OK, we will use a larger ringsize next time and will consider a data reload.

Regarding the metrics: the servers are dedicated to Riak use and it not used for anything else. They are new HP servers with 8 cores each and 4x146GB 10K RPM SAS disks in a contatenated mirror setup. We use Solaris with ZFS as filesystem and I have turned off atime update in the data partition.

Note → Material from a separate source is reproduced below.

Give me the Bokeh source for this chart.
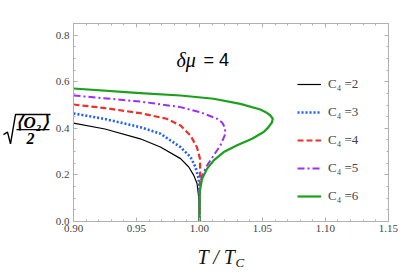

The pool is built as such:

  pool: pool01
 state: ONLINE
 scrub: scrub completed after 0h0m with 0 errors on Tue Oct 26 21:25:05 2010

        NAME          STATE     READ WRITE CKSUM
        pool01        ONLINE       0     0     0
          mirror-0    ONLINE       0     0     0
            c0t0d0s7  ONLINE       0     0     0
            c0t1d0s7  ONLINE       0     0     0
          mirror-1    ONLINE       0     0     0
            c0t2d0    ONLINE       0     0     0
            c0t3d0    ONLINE       0     0     0

errors: No known data errors

so it is as fast as possible. 

However - we use the ZFS default blocksize, which is 128Kb - is that optimal with bitcask as backend? It is rather large, but what is optimal with bitcask?

The cluster is 4 servers with gigabit connection located in the same datacenter on the same switch. The loadbalancer is a Zeus ZTM, which does quote a few http optimizations including extended reuse of http connections and we usually see far better response times using the loadbalancer than using a node directly.

When we run the test, each riak node is only about 100% cpu loaded (which on solaris means, that it only uses one of the 8 cores). We have seen spikes in the 160% area, but everything below 800% is not cpu bound. So all-in-all, the cpuload is between 5 and 10%.

Regarding IO, we see about 30 operations/sec pr. disk and we can expect around 300 ops/sec, so again - the disks is only about 10% loaded.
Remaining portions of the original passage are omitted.